Birth of a baker
Finally! I’m about to write a sentence I never thought I’d write: “I cooked something, and it was REALLY good.”
Around here I’m known for both my lack of cooking expertise and my disinterest in acquiring any. It’s not something I’m particularly proud of. I wanted to be one of those mothers who could really cook – the kind whose meals become legendary with not only her own children but also her children’s friends, who begin coincidentally stopping by to visit around dinnertime. My mom was one of those mothers. Her mom was one of those mothers. DNA was on my side.
But it didn’t pan out. It’s not that I never cook. I do, and I can produce a decent meal sometimes – basic stuff like spaghetti, baked chicken and tacos. But I don’t love the process like some people do. I’ve never once thought of snapping a photo of my home-cooked meal and posting it on Facebook. I’m sure it wouldn’t garner any “yummy” comments. My Facebook friends would probably send me the phone number for the nearest Chinese take-out restaurant.

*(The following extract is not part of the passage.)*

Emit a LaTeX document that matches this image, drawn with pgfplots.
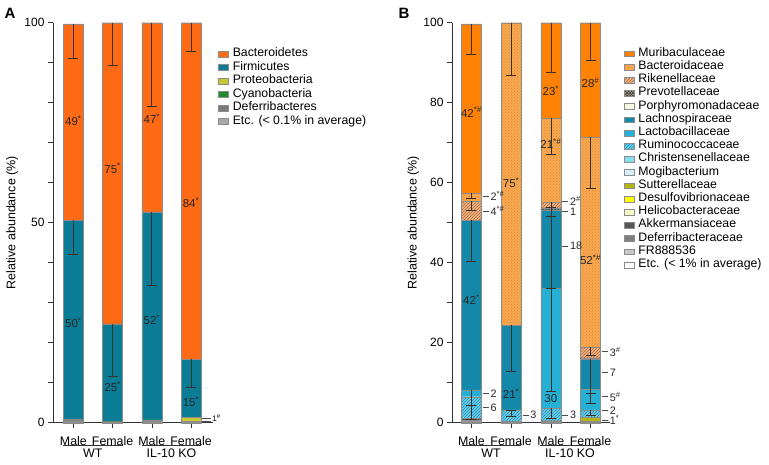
\documentclass[border=0pt]{standalone}
\usepackage{fontspec}
\setmainfont{Liberation Sans}
\usepackage{pgfplots}
\pgfplotsset{compat=1.18}
\usetikzlibrary{patterns}

\definecolor{bactA}{HTML}{FF6A14}
\definecolor{firmA}{HTML}{0B7C95}
\definecolor{proteoA}{HTML}{C8C832}
\definecolor{cyanoA}{HTML}{1E8C28}
\definecolor{deferA}{HTML}{7A7A7A}
\definecolor{etcA}{HTML}{A8A8A8}
\definecolor{murib}{HTML}{FF8205}
\definecolor{bactd}{HTML}{F7A850}
\definecolor{bactdot}{HTML}{E58A2E}
\definecolor{riken}{HTML}{EDB58C}
\definecolor{rikenl}{HTML}{B8662A}
\definecolor{prevo}{HTML}{A09888}
\definecolor{prevol}{HTML}{404040}
\definecolor{porph}{HTML}{FAFAE4}
\definecolor{lachno}{HTML}{1388A8}
\definecolor{lacto}{HTML}{25B0D6}
\definecolor{rumino}{HTML}{6CCDE8}
\definecolor{ruminol}{HTML}{1E90B8}
\definecolor{christ}{HTML}{88DCEF}
\definecolor{mogi}{HTML}{D4F0FA}
\definecolor{sutter}{HTML}{B4B414}
\definecolor{desulfo}{HTML}{FFFF00}
\definecolor{helico}{HTML}{F4F8C8}
\definecolor{akker}{HTML}{555555}
\definecolor{deferB}{HTML}{808080}
\definecolor{frc}{HTML}{C8C8C8}
\definecolor{etcB}{HTML}{FFFFFF}
\definecolor{axc}{HTML}{333333}
\definecolor{errc}{HTML}{3A3028}

\pgfplotsset{
  base/.style={scale only axis, height=400pt, ymin=0, ymax=100, clip=false,
    /pgf/number format/assume math mode=true},
  frame/.style={base,
    axis lines*=left,
    axis line style={axc, line width=0.6pt},
    tick style={axc, line width=0.6pt},
    tick align=outside,
    major tick length=5pt,
    xtick={0,1,2,3},
    xticklabels={Male,Female,Male,Female},
    xticklabel style={font=\fontsize{12.4}{13}\selectfont, anchor=center, yshift=-13.5pt},
    yticklabel style={font=\fontsize{12}{13}\selectfont},
    ytick={0,10,...,100},
    ylabel={Relative abundance (\%)},
    ylabel style={font=\fontsize{12.5}{14}\selectfont, anchor=center},
    ybar stacked, bar width=20pt,
    reverse legend,
    legend cell align=left,
    legend image code/.code={\draw[##1, line width=0.4pt] (0pt,-2.9pt) rectangle (10pt,2.9pt); \path (14pt,0pt);},
    legend style={draw=none, fill=none, anchor=north west, inner sep=0pt, outer sep=0pt,
       row sep=0pt, nodes={inner sep=0pt, text depth=}},
  },
  over/.style={base, hide axis},
  seg/.style={draw=black!45, line width=0.3pt},
  eb/.style={draw=none, mark=none, forget plot,
    error bars/.cd, y dir=minus, y explicit, error mark=none,
    error bar style={draw=errc, line width=0.7pt, solid}},
  caps/.style={only marks, mark=-, mark size=5pt, forget plot,
    mark options={draw=errc, line width=0.7pt, solid}},
}
\tikzset{
 lab/.style={font=\fontsize{11.5}{12}\selectfont, text=black!85, inner sep=0pt},
 rlab/.style={font=\fontsize{10.8}{12}\selectfont, text=black!85, inner sep=0pt, anchor=west},
 ldr/.style={draw=black!70, line width=0.6pt},
}
\newcommand\rl[3]{%
  \draw[ldr] (axis cs:{#1+0.29},#2) -- (axis cs:{#1+0.44},#2);
  \node[rlab] at (axis cs:{#1+0.48},#2) {#3};}

\begin{document}
\begin{tikzpicture}
\path[use as bounding box] (0,0) rectangle (769pt,465pt);

% ---------------- Panel A ----------------
\begin{axis}[frame, at={(53pt,42.3pt)}, anchor=south west, width=160pt,
  xmin=-0.52, xmax=3.56,
  yticklabels={0,,,,,50,,,,,100},
  ylabel style={at={(axis description cs:-0.256,0.5)}},
  legend style={at={(1.034,0.939)}, font=\fontsize{12.3}{13.5}\selectfont}]
\addplot[seg, fill=etcA] coordinates {(0,0.1) (1,0.1) (2,0.05) (3,0.05)};
\addlegendentry{\strut Etc. (< 0.1\% in average)}
\addplot[seg, fill=deferA] coordinates {(0,0.4) (1,0.1) (2,0.1) (3,0.25)};
\addlegendentry{\strut Deferribacteres}
\addplot[seg, fill=cyanoA] coordinates {(0,0.2) (1,0.05) (2,0.15) (3,0.1)};
\addlegendentry{\strut Cyanobacteria}
\addplot[seg, fill=proteoA] coordinates {(0,0.1) (1,0.05) (2,0.4) (3,1.0)};
\addlegendentry{\strut Proteobacteria}
\addplot[seg, fill=firmA] coordinates {(0,49.8) (1,24.4) (2,52.0) (3,14.4)};
\addlegendentry{\strut Firmicutes}
\addplot[seg, fill=bactA] coordinates {(0,49.1) (1,75.3) (2,47.3) (3,84.2)};
\addlegendentry{\strut Bacteroidetes}
\end{axis}

\begin{axis}[over, at={(53pt,42.3pt)}, anchor=south west, width=160pt,
  xmin=-0.52, xmax=3.56]
\addplot[eb] coordinates {(0,99.7) -= (0,8.7) (0,50.6) -= (0,8.6)
  (1,100) -= (0,10.6) (1,24.7) -= (0,13.0)
  (2,100) -= (0,20.8) (2,52.7) -= (0,18.4)
  (3,100) -= (0,7.1) (3,15.8) -= (0,7.0)};
\addplot[caps] coordinates {(0,91) (0,42) (1,89.4) (1,11.7) (2,79.2) (2,34.3) (3,92.9) (3,8.8)};
\node[lab] at (axis cs:0,75.4) {49\textsuperscript{*}};
\node[lab] at (axis cs:0,25) {50\textsuperscript{*}};
\node[lab] at (axis cs:1,63.6) {75\textsuperscript{*}};
\node[lab] at (axis cs:1,9) {25\textsuperscript{*}};
\node[lab] at (axis cs:2,76) {47\textsuperscript{*}};
\node[lab] at (axis cs:2,25.7) {52\textsuperscript{*}};
\node[lab] at (axis cs:3,55) {84\textsuperscript{*}};
\node[lab] at (axis cs:3,5.3) {15\textsuperscript{*}};
\draw[ldr, line width=0.5pt] (axis cs:3.28,1.0) -- (axis cs:3.52,1.0);
\draw[ldr, line width=0.5pt] (axis cs:3.28,0.35) -- (axis cs:3.52,0.35);
\node[anchor=west, inner sep=0pt, font=\fontsize{8}{9}\selectfont] at (axis cs:3.54,1.1) {1\textsuperscript{\#}};
\end{axis}

\draw[axc, line width=0.6pt] (63pt,20pt) -- (122.5pt,20pt);
\draw[axc, line width=0.6pt] (142pt,20pt) -- (200.7pt,20pt);
\node[font=\fontsize{12.4}{13}\selectfont] at (92.7pt,11.5pt) {WT};
\node[font=\fontsize{12.4}{13}\selectfont] at (171.5pt,11.5pt) {IL-10 KO};
\node[font=\fontsize{15}{16}\selectfont\bfseries] at (10pt,452pt) {A};

% ---------------- Panel B ----------------
\begin{axis}[frame, at={(452pt,42.3pt)}, anchor=south west, width=158pt,
  xmin=-0.49, xmax=3.49,
  yticklabels={0,,20,,40,,60,,80,,100},
  ylabel style={at={(axis description cs:-0.245,0.5)}},
  legend style={at={(1.089,0.939)}, font=\fontsize{12.3}{13.2}\selectfont}]
\addplot[seg, fill=etcB] coordinates {(0,0.2) (1,0.1) (2,0.1) (3,0.1)};
\addlegendentry{\strut Etc. (< 1\% in average)}
\addplot[seg, fill=frc] coordinates {(0,0.1) (1,0) (2,0) (3,0)};
\addlegendentry{\strut FR888536}
\addplot[seg, fill=deferB] coordinates {(0,0.3) (1,0.1) (2,0.1) (3,0.1)};
\addlegendentry{\strut Deferribacteraceae}
\addplot[seg, fill=akker] coordinates {(0,0.5) (1,0.2) (2,0.3) (3,0.2)};
\addlegendentry{\strut Akkermansiaceae}
\addplot[seg, fill=helico] coordinates {(0,0) (1,0) (2,0) (3,0)};
\addlegendentry{\strut Helicobacteraceae}
\addplot[seg, fill=desulfo] coordinates {(0,0) (1,0) (2,0) (3,0.1)};
\addlegendentry{\strut Desulfovibrionaceae}
\addplot[seg, fill=sutter] coordinates {(0,0) (1,0) (2,0) (3,0.8)};
\addlegendentry{\strut Sutterellaceae}
\addplot[seg, fill=mogi] coordinates {(0,0) (1,0) (2,0) (3,0)};
\addlegendentry{\strut Mogibacterium}
\addplot[seg, fill=christ] coordinates {(0,0) (1,0) (2,0) (3,0)};
\addlegendentry{\strut Christensenellaceae}
\addplot[seg, fill=rumino, postaction={pattern=north east lines, pattern color=ruminol}] coordinates {(0,5.4) (1,2.8) (2,3.2) (3,1.9)};
\addlegendentry{\strut Ruminococcaceae}
\addplot[seg, fill=lacto] coordinates {(0,1.7) (1,0) (2,29.9) (3,5.1)};
\addlegendentry{\strut Lactobacillaceae}
\addplot[seg, fill=lachno] coordinates {(0,42.4) (1,21.2) (2,19.6) (3,7.5)};
\addlegendentry{\strut Lachnospiraceae}
\addplot[seg, fill=porph] coordinates {(0,0) (1,0) (2,0) (3,0)};
\addlegendentry{\strut Porphyromonadaceae}
\addplot[seg, fill=prevo, postaction={pattern=crosshatch, pattern color=prevol}] coordinates {(0,0) (1,0) (2,0.5) (3,0.4)};
\addlegendentry{\strut Prevotellaceae}
\addplot[seg, fill=riken, postaction={pattern=north east lines, pattern color=rikenl}] coordinates {(0,4.7) (1,0) (2,1.4) (3,2.6)};
\addlegendentry{\strut Rikenellaceae}
\addplot[seg, fill=bactd, postaction={pattern=crosshatch dots, pattern color=bactdot}] coordinates {(0,2.1) (1,75.6) (2,21.0) (3,52.6)};
\addlegendentry{\strut Bacteroidaceae}
\addplot[seg, fill=murib] coordinates {(0,42.3) (1,0) (2,23.9) (3,28.6)};
\addlegendentry{\strut Muribaculaceae}
\end{axis}

\begin{axis}[over, at={(452pt,42.3pt)}, anchor=south west, width=158pt,
  xmin=-0.49, xmax=3.49]
\addplot[eb] coordinates {(0,99.7) -= (0,7.6) (0,57.4) -= (0,1.2) (0,55.3) -= (0,2.3)
  (0,50.6) -= (0,10.3) (0,8.2) -= (0,3.8) (0,4.4) -= (0,3.6)
  (1,100) -= (0,13.1) (1,24.4) -= (0,11.6) (1,3.2) -= (0,1.5)
  (2,100) -= (0,12.5) (2,76.1) -= (0,9.0) (2,55.1) -= (0,1.2) (2,53.7) -= (0,2.0)
  (2,53.2) -= (0,19.6) (2,33.6) -= (0,25.8) (2,3.7) -= (0,2.7)
  (3,100) -= (0,9.5) (3,71.4) -= (0,12.8) (3,18.8) -= (0,2.0)
  (3,15.8) -= (0,8.5) (3,8.3) -= (0,3.4) (3,3.2) -= (0,1.4)};
\addplot[caps] coordinates {(0,92.1) (0,56.2) (0,53.0) (0,40.3) (0,4.4) (0,0.8)
  (1,86.9) (1,12.8) (1,1.7) (1,3.0)
  (2,87.5) (2,67.1) (2,53.9) (2,51.7) (2,33.6) (2,7.8) (2,1.0)
  (3,90.5) (3,58.6) (3,16.8) (3,7.3) (3,4.9) (3,1.8)};
\node[lab] at (axis cs:0,77.6) {42\textsuperscript{*\#}};
\node[lab] at (axis cs:0,30.7) {42\textsuperscript{*}};
\node[lab] at (axis cs:1,60) {75\textsuperscript{*}};
\node[lab] at (axis cs:1,7.3) {21\textsuperscript{*}};
\node[lab] at (axis cs:2,83) {23\textsuperscript{*}};
\node[lab] at (axis cs:2,69.7) {21\textsuperscript{*\#}};
\node[lab] at (axis cs:2,6.1) {30};
\node[lab] at (axis cs:3,85) {28\textsuperscript{\#}};
\node[lab] at (axis cs:3,40.7) {52\textsuperscript{*\#}};
\rl{0}{56.6}{2\textsuperscript{*\#}}
\rl{0}{52.9}{4\textsuperscript{*\#}}
\rl{0}{7.3}{2}
\rl{0}{3.8}{6}
\rl{1}{1.9}{3}
\rl{2}{55.4}{2\textsuperscript{\#}}
\rl{2}{52.8}{1}
\rl{2}{44.2}{18}
\rl{2}{1.9}{3}
\rl{3}{17.75}{3\textsuperscript{\#}}
\rl{3}{12.5}{7}
\rl{3}{6.5}{5\textsuperscript{\#}}
\rl{3}{3.1}{2}
\rl{3}{0.6}{1\textsuperscript{*}}
\end{axis}

\draw[axc, line width=0.6pt] (461.5pt,20pt) -- (520.5pt,20pt);
\draw[axc, line width=0.6pt] (540pt,20pt) -- (600pt,20pt);
\node[font=\fontsize{12.4}{13}\selectfont] at (491pt,11.5pt) {WT};
\node[font=\fontsize{12.4}{13}\selectfont] at (570pt,11.5pt) {IL-10 KO};
\node[font=\fontsize{15}{16}\selectfont\bfseries] at (404pt,452pt) {B};
\end{tikzpicture}
\end{document}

For me, cooking seems unbalanced. Preparation time takes so long, but the actual eating takes only about 20 minutes or so. Then after you’re done eating, you’ve got a kitchen full of dirty dishes waiting for you. A meal needs to taste really, really good to make it worth washing pots and pans. And often, mine are not. When they’re not, I feel like I’ve not only wasted time and clean dishes, I’ve also wasted a lot of ingredients that could have served a higher purpose in the hands of a more skilled cook.
My mother says this kind of negative thinking is at the root of my problems in the kitchen – that I’m unwilling to fail. She says every good cook has kitchen failures now and then, and I should use mine to gain insight into how to do it better next time. I know she’s right. But I can’t help thinking that “next time” would be a lot more fun if I spent it at a great restaurant. Know what I mean?
But now, back to my good news. I made something that I and other somewhat objective people think is really good. Technically, I didn’t cook it. I baked it. Baking is much more my speed than cooking. All the open flames and grease spattering and knives make me nervous. I like the slower, more controlled pace of baking.
My first kitchen masterpiece – Extreme Banana Nut Bread – was great right out of the oven and even better after I wrapped it and put it in the fridge to sit for a few hours. My husband liked it. My dad liked it. My mother liked it and asked me to make it again. She even took a loaf of it to church and shared it with her Sunday school class, and she would never subject good Christian people to bad baking.
So it’s official. I’m a new baker with exactly one successful banana nut bread under her belt. I’ll be happy to share the recipe below, but be forewarned that there’s nothing healthy about this particular banana nut bread. I don’t know what the calorie count is and, frankly, I don’t want to know. It would “bum my yum,” as I heard a fellow food lover once say.
But if you want your kitchen to smell like banana Heaven and your stomach to feel like it just got a hug from Grandma, you should try it. Because if I can do it, I can practically guarantee that you can, too. Happy baking.
Extreme Banana Nut Bread Recipe:
(Original recipe makes 2 loaves that measure 9×5)
Ingredients:
2 cups all purpose flour
1 teaspoon salt
2 teaspoons baking soda
1 cup butter or margarine
2 cups white sugar
2 cups mashed overripe, bananas
4 eggs beaten
1 cup chopped walnuts
Directions:
Preheat the oven to 350 degrees F (175 degrees C). Grease and flour two 9×5 inch loaf pans.
Sift the flour, salt and baking soda into a large bowl. In a separate bowl, mix together the butter or margarine and sugar until smooth. Stir in the bananas, eggs, and walnuts until well blended. Pour the wet ingredients into the dry mixture, and stir just until blended. Divide the batter evenly between the two loaf pans.
Bake for 60 to 70 minutes in the preheated oven, until a knife inserted into the crown of the loaf comes out clean. Let the loaves cool in the pans for at least 5 minutes, then turn out onto a cooling rack, and cool completely. Wrap in aluminum foil to keep in the moisture. Ideally, refrigerate the loaves for 2 hours or more before serving.